Working Through Body Image & the Pressure to Have a "Bikini Body"
Hey girl - I know swimsuit season can be hard when your struggling with your body image. Working through negative body image is hard enough with the pressures you put on yourself - then you add in society’s pressures to be “bikini ready” and it’s another level of HARD. Today I’m going to share some tips that help me keep a positive mindset during this time of year and unpack why we feel pressured to be bikini ready.
The concept of the “bikini body” is quite simple: In order to be worthy of wearing a bikini, your body must be socially acceptable or deemed “attractive” by society’s standards. This could include: a flat tummy, full butt, big boobs, toned legs, tanned skin, no blemishes, no hair, no cellulite and no stretch marks. Basically, the “bikini body” is equivalent to that of a heavily photoshopped celebrity or model that doesn’t even look like that themselves.
Throughout history, the beauty standards have evolved and changed, but the common denominator is: women feel pressured to look a certain way in order to be seen as beautiful. If you googled “bikini body” a few years ago, only pictures of young, tall, tan and lean women will show up. In recent years, the popularity of body building’s “bikini” category has probably put a new element of pressure on this term - needing to be exceptionally fit and muscular to be bikini ready.
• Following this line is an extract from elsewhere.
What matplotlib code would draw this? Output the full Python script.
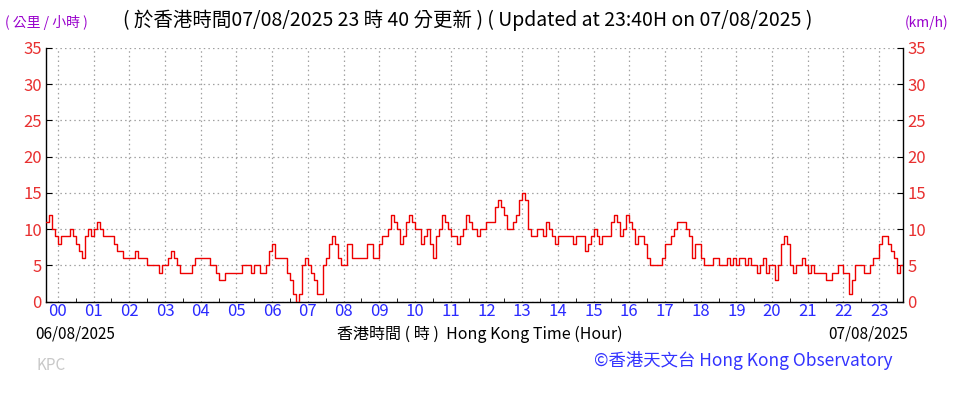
import numpy as np
import matplotlib
matplotlib.use("Agg")
import matplotlib.pyplot as plt
from matplotlib.ticker import MultipleLocator

# 10-minute mean wind speed (km/h), sampled every 5 minutes, from 23:40 (06/08) to 23:40 (07/08)
start_minutes = -20
step_minutes = 5
pre = [11, 12, 10, 9]
h00 = [8, 9, 9, 9, 10, 9, 8, 7, 6, 9, 10, 9]
h01 = [10, 11, 10, 9, 9, 9, 9, 8, 7, 7, 6, 6]
h02 = [6, 6, 7, 6, 6, 6, 5, 5, 5, 5, 4, 5]
h03 = [5, 6, 7, 6, 5, 4, 4, 4, 4, 5, 6, 6]
h04 = [6, 6, 6, 5, 5, 4, 3, 3, 4, 4, 4, 4]
h05 = [4, 4, 5, 5, 5, 4, 5, 5, 4, 4, 5, 7]
h06 = [8, 6, 6, 6, 6, 4, 3, 1, 0, 1, 5, 6]
h07 = [5, 4, 3, 1, 1, 5, 6, 8, 9, 8, 6, 5]
h08 = [5, 8, 8, 6, 6, 6, 6, 6, 8, 8, 6, 6]
h09 = [8, 9, 9, 10, 12, 11, 10, 8, 9, 11, 12, 11]
h10 = [10, 10, 8, 9, 10, 8, 6, 9, 10, 12, 11, 10]
h11 = [9, 9, 8, 9, 10, 12, 11, 10, 10, 9, 10, 10]
h12 = [11, 11, 11, 13, 14, 13, 12, 10, 10, 11, 12, 14]
h13 = [15, 14, 10, 9, 9, 10, 10, 9, 11, 10, 9, 8]
h14 = [9, 9, 9, 9, 9, 8, 9, 9, 9, 7, 8, 9]
h15 = [10, 9, 8, 9, 9, 9, 11, 12, 11, 9, 10, 12]
h16 = [11, 10, 8, 9, 9, 8, 6, 5, 5, 5, 5, 6]
h17 = [8, 8, 9, 10, 11, 11, 11, 10, 9, 6, 8, 8]
h18 = [6, 5, 5, 5, 6, 6, 5, 5, 5, 6, 5, 6]
h19 = [5, 6, 6, 5, 6, 5, 5, 4, 5, 6, 4, 5]
h20 = [5, 3, 5, 8, 9, 8, 5, 4, 5, 5, 6, 5]
h21 = [4, 5, 4, 4, 4, 4, 3, 3, 4, 4, 5, 5]
h22 = [4, 4, 1, 3, 5, 5, 5, 4, 4, 5, 6, 6]
h23 = [8, 9, 9, 8, 7, 6, 4, 5, 5]

speeds = np.array(pre + h00 + h01 + h02 + h03 + h04 + h05 + h06 + h07 + h08 + h09 + h10 + h11
                  + h12 + h13 + h14 + h15 + h16 + h17 + h18 + h19 + h20 + h21 + h22 + h23, dtype=float)
hours = (start_minutes + step_minutes * np.arange(len(speeds))) / 60.0

hour_labels = [f"{h:02d}" for h in range(24)]
y_ticks = [0, 5, 10, 15, 20, 25, 30, 35]

FAM = ["Noto Sans CJK TC", "DejaVu Sans"]
plt.rcParams["font.family"] = FAM

fig = plt.figure(figsize=(9.75, 3.95), dpi=100)
ax = fig.add_axes([46 / 975, 1 - 301.5 / 395, (903 - 46) / 975, (301.5 - 48) / 395])

ax.plot(hours, speeds, color="#ee0000", lw=1.0, drawstyle="steps-post", zorder=3)

ax.set_xlim(-20 / 60, 23 + 40 / 60)
ax.set_ylim(0, 35)

ax.set_xticks(range(24))
ax.set_xticklabels(hour_labels)
ax.xaxis.set_minor_locator(MultipleLocator(0.5))
ax.set_yticks(y_ticks)
ax.set_yticklabels([str(v) for v in y_ticks])

ax.grid(True, which="major", color="#a0a0a0", linestyle=(0, (1.2, 2.5)), lw=0.9)
ax.spines["top"].set_visible(False)
for s in ["left", "right", "bottom"]:
    ax.spines[s].set_color("black")
    ax.spines[s].set_linewidth(1.0)

ax.tick_params(axis="x", which="major", direction="in", length=0, labelsize=12,
               labelcolor="#2a2aff", pad=1)
ax.tick_params(axis="x", which="minor", direction="in", length=3, color="black")
ax.tick_params(axis="y", which="major", direction="in", length=4, labelsize=12,
               labelcolor="#e83030", left=True, right=True, labelleft=True, labelright=True, pad=3)

# Header texts
fig.text(5 / 975, 1 - 23 / 395, "( 公里 / 小時 )", color="#9900cc", fontsize=10,
         ha="left", va="center")
fig.text(905 / 975, 1 - 23 / 395, "(km/h)", color="#9900cc", fontsize=10,
         ha="left", va="center")
fig.text(123 / 975, 1 - 20 / 395,
         "( 於香港時間07/08/2025 23 時 40 分更新 ) ( Updated at 23:40H on 07/08/2025 )",
         color="black", fontsize=14, ha="left", va="center")

# Below-axis texts
fig.text(35 / 975, 1 - 334 / 395, "06/08/2025", color="black", fontsize=11,
         ha="left", va="center")
fig.text(480 / 975, 1 - 334 / 395, "香港時間 ( 時 )  Hong Kong Time (Hour)", color="black",
         fontsize=11.5, ha="center", va="center")
fig.text(908 / 975, 1 - 334 / 395, "07/08/2025", color="black", fontsize=11,
         ha="right", va="center")
fig.text(37 / 975, 1 - 366 / 395, "KPC", color="#c8c8c8", fontsize=11,
         ha="left", va="center")
fig.text(893 / 975, 1 - 361 / 395, "©香港天文台 Hong Kong Observatory", color="#3333ff",
         fontsize=12.5, ha="right", va="center")

fig.savefig("out.png", dpi=100)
Thankfully, the body positive movement has led to more and more women owning their natural body shapes and confidently flaunting their swimwear. Celebrity models such as Iskra Lawrence and Charli Howard are amazing role models and activists in this movement; they are proving that you don’t have to have the body of a Victoria’s Secret Angel to be sexy and beautiful. These messages are having an impact on society’s views because, now when you google “bikini body” you’ll see pictures of fuller-figured women like Iskra Lawrence (looking amazing by the way!).
Though there has been some improvement, do you see a large representation of bodies? No. Even though we are changing the way we think of beauty, diet culture is still a strong force and we are still feeling the pressures to diet and exercise our way to bikini season. In recent years, many women are rejecting the idea of the “bikini body” by proving they already have one. Many social media users have posted versions of the saying, "Want a bikini body? Put a bikini on your body."
While I whole-heartedly believe we are all worthy of wearing a bikini just as we are, I too still struggle with my body image. I am not going to lie and tell you that I don’t feel the pressures to diet and “lean out” for summer. I still feel self-consious about my tummy not being as flat as it could be, and I wish I looked more “toned”. I am actively working on my body image and appreciating my body at any stage. I have been involved in the fitness community for years, so sometimes I don’t even notice when messages are influenced by diet culture. It’s kind of the norm in the body building community to “bulk up” in the winter and “cut down” in the summer. While many people can do this from a healthy mindset, those of us who have a disordered past with food and body image just need to check in with ourselves and make sure we are not engaging in unhealthy thoughts and behaviors. If you want to change your body, that is totally OK and it’s your choice. I just implore you to consider your motivations and make sure your reasons are intrinsic not extrinsic.
So…. How do you protect yourself from negative thoughts this time of year? How do you work on a positive body image while having constant pressures thrown at you?
Here’s some tips:
Unfollow any Instagram accounts that make you feel unworthy or bad about your body
Do follow body-positive accounts and a variety of body types, that show real women
Some of my favorites include:
Iskra Lawrence @iskra
Charli Howard @charlihoward
Mik Zazon @mikzazon
I Weigh @i_weigh
Kelly U @_kellyu
Megan Jayne Crabbe @bodyposipanda
Jenna Kutcher @jennakutcher
Victoria Myers @victoriamyers_
Jen Brett @jenbretty
Write down (or speak) positive affirmations to yourself. Example, “my beauty or my worth does not come from my outward appearance. I am strong and I am beautiful exactly as I am.”
“Practice” being in a bikini by just dancing around your room in your swim suits! Confidence comes practice!
Remember that nobody is judging you like you are judging yourself! Everybody has their own insecurities they’re dealing with so you are probably the least of their worries!
I hope you found this post helpful and found some new ideas to work on your body image! If anything, I want you to know you’re not alone in the struggle. You already have a “bikini body” just as you are.
Escobar, Sam. “The Rise and Fall of the ‘Bikini Body.’” Good Housekeeping, 21 Mar. 2018, www.goodhousekeeping.com/beauty/fashion/a38710/against-the-bikini-body/.
Voelker, Dana K, et al. “Weight Status and Body Image Perceptions in Adolescents: Current Perspectives.” Adolesc Health Med Ther., 25 Aug. 2015, pp. 149–158., www.ncbi.nlm.nih.gov/pmc/articles/PMC4554432/.